Early on Saturday, Paris looked like a ghost town, with museums, department stores and the metro closed.
This is a fourth weekend of confrontation over living costs and the government's plan to raise fuel tax, which has shaken France to its foundations.
The protests have marked participants defacing the Arc de Triomphe monument with graffiti directed at President Emmanuel Macron.
France's Interior Minister Christophe Castaner said “large-scale” security operation would be launched on Saturday as they expected radical elements" infiltrate planned "yellow vest” protests.
"These past three weeks have seen the birth of a monster that has escaped its creators," he said, vowing "zero tolerance" towards those aiming to wreak further destruction and mayhem.
The "yellow vest" movement began three weeks ago, but has snowballed to take in other issues, including education reforms.
Macron, who is expected to address the nation early next week, is now experiencing the biggest crisis since being elected 18 months ago.

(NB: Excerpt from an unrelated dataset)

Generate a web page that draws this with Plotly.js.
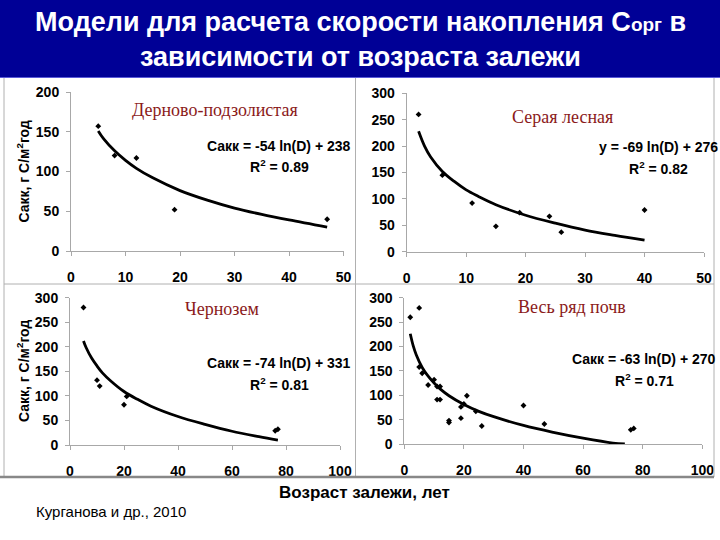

He has not spoken in public since he condemned last Saturday's disturbances while at the G20 summit in Argentina. Opposition leaders accused him of turning the Elysee Palace into a bunker where had taken cover.
The 40-year old president, who is under mounting pressure, has left the issue largely to his prime minister to deal in public with the turmoil and offer concessions.
Following last weekend’s protests in central Paris and dozens of other cities and towns across France, the government decided to abandon its plan to raise the fuel tax next year.
But protesters want the president to go further to help hard-pressed households, including an increase to the minimum wage, lower taxes, higher salaries, cheaper energy, better retirement provisions.
Some of them have demanded Macro’s resignation. They say the president is part of an elitist coterie that neither understands, nor cares how they live.
On Thursday, police arrested dozens of high-school students protesting in Mantes-la-Jolie west of Paris.
Images of detained students who were kneeling in mud with their hands behind their back or on the head, circulated on social media, and sparked outrage across the country. Footage shows children and teenagers, some reportedly as young as 12 years old.
The education minister, Jean-Michel Blanquer, said that the images had to be seen in the context of police responding to student violence. “There are shocking images because we are in a climate of exceptional violence."
More than 700 students were arrested across France on Thursday alone.